Give the number of lines that include the word "chart", and nothing else.

* START MATERIAL FOR THE TASK *

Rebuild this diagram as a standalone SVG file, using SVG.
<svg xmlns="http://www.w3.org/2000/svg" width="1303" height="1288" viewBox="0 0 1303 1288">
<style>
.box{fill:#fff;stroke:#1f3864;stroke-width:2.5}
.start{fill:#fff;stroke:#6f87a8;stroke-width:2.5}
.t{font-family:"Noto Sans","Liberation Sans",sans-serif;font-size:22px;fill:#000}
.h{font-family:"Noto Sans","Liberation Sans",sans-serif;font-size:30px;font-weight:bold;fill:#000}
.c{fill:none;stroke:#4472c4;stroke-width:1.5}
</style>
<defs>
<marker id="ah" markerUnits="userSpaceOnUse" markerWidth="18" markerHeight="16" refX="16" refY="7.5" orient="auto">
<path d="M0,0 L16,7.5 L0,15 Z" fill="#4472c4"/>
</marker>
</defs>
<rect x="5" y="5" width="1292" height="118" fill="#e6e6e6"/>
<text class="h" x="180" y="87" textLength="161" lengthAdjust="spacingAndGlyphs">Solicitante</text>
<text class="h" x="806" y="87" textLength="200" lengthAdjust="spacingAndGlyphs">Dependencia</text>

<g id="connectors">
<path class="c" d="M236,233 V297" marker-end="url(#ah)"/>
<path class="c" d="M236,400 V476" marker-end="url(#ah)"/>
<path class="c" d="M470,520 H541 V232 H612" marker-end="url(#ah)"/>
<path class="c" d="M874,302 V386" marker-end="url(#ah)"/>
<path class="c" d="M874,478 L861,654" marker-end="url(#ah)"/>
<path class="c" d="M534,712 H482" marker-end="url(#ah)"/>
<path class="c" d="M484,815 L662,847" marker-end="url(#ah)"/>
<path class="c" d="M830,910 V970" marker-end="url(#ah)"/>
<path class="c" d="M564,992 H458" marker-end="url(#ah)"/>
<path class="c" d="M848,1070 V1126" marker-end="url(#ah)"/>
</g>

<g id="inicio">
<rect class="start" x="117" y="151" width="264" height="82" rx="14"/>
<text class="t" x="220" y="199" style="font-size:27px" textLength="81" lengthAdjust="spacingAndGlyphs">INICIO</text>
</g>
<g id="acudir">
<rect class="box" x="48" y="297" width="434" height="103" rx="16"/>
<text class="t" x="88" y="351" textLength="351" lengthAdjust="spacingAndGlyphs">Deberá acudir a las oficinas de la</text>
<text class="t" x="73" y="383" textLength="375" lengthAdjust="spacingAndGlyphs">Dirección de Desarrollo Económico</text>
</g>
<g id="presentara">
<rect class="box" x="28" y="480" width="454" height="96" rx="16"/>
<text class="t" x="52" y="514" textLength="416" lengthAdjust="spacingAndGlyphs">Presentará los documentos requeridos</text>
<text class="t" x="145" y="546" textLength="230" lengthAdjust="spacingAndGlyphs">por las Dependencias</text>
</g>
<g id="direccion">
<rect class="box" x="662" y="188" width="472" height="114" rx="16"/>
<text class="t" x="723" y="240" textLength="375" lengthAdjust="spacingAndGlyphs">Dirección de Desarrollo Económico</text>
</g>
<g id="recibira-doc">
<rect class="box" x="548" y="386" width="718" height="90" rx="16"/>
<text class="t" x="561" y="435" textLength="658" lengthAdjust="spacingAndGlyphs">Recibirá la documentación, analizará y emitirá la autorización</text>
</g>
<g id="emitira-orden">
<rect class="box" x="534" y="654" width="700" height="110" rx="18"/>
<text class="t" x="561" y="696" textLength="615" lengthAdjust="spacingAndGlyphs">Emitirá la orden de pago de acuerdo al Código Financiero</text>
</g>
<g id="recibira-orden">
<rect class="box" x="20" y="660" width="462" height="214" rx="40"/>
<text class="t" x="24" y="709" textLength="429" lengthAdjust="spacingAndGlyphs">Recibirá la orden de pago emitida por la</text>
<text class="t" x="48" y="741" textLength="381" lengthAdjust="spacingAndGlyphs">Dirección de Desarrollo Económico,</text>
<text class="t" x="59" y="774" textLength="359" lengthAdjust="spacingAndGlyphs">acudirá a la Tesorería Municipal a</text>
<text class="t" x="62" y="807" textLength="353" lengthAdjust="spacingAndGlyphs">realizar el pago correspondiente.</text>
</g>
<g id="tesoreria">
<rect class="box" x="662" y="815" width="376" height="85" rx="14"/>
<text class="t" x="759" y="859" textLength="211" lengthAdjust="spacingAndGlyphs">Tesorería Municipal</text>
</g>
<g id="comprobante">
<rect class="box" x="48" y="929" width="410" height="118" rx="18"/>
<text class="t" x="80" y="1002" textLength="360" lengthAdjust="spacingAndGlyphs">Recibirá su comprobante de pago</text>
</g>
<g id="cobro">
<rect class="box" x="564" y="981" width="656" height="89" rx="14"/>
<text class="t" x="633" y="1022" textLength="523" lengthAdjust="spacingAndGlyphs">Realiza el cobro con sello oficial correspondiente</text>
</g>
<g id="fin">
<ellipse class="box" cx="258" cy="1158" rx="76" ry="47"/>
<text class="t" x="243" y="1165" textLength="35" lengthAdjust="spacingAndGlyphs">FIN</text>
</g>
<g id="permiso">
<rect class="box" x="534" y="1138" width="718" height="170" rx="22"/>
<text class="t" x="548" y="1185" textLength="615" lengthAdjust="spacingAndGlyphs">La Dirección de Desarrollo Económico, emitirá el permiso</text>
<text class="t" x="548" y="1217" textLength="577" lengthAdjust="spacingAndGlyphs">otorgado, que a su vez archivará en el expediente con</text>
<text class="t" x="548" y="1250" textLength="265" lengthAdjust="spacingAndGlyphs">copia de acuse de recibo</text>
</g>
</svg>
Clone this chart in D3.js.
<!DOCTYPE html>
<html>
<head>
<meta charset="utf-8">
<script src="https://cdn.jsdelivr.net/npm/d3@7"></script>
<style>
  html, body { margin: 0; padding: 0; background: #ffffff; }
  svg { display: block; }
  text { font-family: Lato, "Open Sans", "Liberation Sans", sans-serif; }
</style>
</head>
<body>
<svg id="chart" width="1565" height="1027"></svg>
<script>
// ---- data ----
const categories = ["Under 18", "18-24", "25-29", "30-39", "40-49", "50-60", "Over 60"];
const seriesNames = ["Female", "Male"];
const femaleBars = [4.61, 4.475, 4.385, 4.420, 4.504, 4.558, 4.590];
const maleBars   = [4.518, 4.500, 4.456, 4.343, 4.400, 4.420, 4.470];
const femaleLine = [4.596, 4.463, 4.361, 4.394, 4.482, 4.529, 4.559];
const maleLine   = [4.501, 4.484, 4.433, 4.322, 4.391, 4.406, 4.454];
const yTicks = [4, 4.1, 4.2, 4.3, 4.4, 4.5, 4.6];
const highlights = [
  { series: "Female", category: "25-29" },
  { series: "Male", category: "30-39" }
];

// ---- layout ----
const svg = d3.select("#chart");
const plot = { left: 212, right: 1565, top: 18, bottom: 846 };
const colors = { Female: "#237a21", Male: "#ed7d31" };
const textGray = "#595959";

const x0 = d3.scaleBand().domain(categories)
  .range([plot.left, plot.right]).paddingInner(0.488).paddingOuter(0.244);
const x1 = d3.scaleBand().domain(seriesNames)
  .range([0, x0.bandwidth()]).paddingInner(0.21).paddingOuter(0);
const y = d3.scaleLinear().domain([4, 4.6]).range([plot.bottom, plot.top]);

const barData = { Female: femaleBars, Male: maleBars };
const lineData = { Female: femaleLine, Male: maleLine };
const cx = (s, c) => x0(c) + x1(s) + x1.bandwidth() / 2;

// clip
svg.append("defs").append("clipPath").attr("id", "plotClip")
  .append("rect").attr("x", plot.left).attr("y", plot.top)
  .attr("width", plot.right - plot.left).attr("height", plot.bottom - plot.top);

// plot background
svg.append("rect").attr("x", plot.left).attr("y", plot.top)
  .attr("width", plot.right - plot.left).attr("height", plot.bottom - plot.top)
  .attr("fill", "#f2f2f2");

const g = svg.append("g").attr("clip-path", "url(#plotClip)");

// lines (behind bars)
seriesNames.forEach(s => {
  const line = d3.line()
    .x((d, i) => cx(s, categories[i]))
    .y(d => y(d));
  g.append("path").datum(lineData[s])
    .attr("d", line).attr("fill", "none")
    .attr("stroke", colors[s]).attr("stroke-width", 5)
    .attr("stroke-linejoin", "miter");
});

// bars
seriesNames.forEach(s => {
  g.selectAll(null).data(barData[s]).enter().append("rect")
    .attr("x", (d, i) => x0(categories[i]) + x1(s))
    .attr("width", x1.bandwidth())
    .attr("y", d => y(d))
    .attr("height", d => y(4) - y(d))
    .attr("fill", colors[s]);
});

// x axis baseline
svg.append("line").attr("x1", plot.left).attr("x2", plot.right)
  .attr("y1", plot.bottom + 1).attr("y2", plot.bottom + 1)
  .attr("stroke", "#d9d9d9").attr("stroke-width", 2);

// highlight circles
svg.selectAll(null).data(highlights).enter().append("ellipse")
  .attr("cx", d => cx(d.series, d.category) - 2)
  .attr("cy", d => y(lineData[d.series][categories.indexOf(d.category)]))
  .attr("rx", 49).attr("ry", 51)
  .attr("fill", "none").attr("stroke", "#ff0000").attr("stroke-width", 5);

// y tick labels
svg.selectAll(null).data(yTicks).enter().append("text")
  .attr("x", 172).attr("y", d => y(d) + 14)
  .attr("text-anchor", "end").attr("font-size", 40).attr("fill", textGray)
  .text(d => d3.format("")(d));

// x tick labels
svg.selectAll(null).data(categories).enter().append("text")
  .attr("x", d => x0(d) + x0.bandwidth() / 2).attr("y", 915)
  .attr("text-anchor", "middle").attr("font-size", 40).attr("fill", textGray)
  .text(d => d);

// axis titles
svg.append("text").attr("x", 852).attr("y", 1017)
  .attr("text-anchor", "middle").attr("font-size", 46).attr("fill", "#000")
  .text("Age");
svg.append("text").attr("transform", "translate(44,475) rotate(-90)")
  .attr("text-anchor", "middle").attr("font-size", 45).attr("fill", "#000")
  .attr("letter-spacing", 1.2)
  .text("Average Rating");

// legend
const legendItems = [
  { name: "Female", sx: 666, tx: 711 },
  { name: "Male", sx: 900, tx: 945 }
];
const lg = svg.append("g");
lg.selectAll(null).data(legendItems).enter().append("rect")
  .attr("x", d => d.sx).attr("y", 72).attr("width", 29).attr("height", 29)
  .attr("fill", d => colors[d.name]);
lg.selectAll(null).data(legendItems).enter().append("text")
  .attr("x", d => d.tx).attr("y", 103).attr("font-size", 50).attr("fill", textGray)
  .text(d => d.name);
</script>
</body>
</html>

* END MATERIAL FOR THE TASK *

> _RESPONSE_: 3